The second takeaway is a read on where the cycle stands. Bottoms tend to form when the buyers who drove an asset up, the ones whose buying helped build the top, turn into sellers. Two events line up as plausible bottom markers. One is Trump trying to reignite the crypto community ahead of the midterms; whether he follows through on adding Bitcoin to anything is unknown, but the fact that he's saying favorable things and trying to coax the vote back counts for something. The other is that Bitcoin's two biggest buyers on the way up, Strategy at number one and the digital asset treasuries at number two, have both now sold. When the biggest buyer becomes a seller, that reads as a bottom signal rather than a top.

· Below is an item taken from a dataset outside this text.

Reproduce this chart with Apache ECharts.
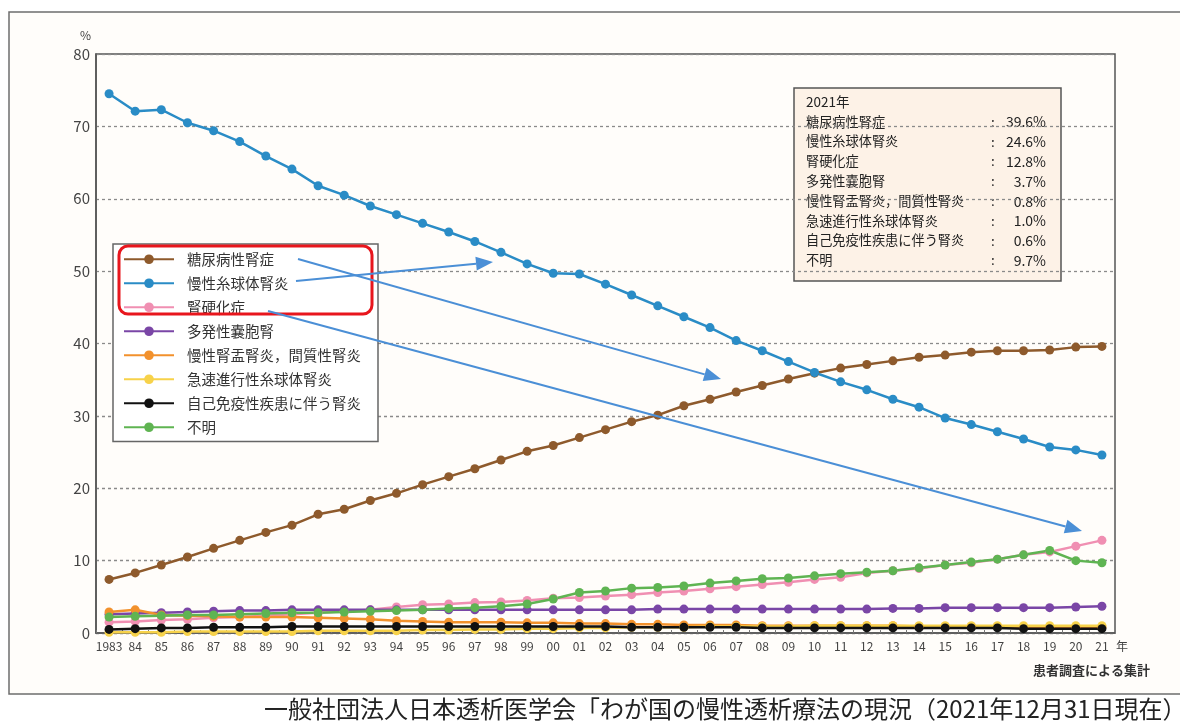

Stablecoins Set Records While Altcoins Bleed
Underneath the price weakness, some fundamentals are stronger than ever. Stablecoin transaction volume hit a record $1.79 trillion in June. The dominant stablecoins remain USDT and USDC, and the largest supply of the most popular ones sits on Ethereum, Tron, and Solana in that order.
Tron appears to be ceding some dominance to Ethereum and others, and the likely reason is geography: Tron operates outside the US, and the US is leading the stablecoin buildout. That dynamic favors Solana and works out especially well for Ethereum.
The bullish case for Ethereum's core asset ties directly into this. A $250,000 price target has been placed on ETH by an Ethereum treasury bull, on the argument that Ethereum's network potential runs far higher than Bitcoin's. The reasoning: Ethereum is positioned to carry the whole financial system on top of it, along with a sea of trillions of tokenized assets, and the asset that secures and powers that network is ETH, making it the best money in the entire Ethereum ecosystem. No one can time when that repricing lands; it clearly didn't happen right after the report was published. The conclusion drawn from all of this is that the market is not over. It may just be getting started.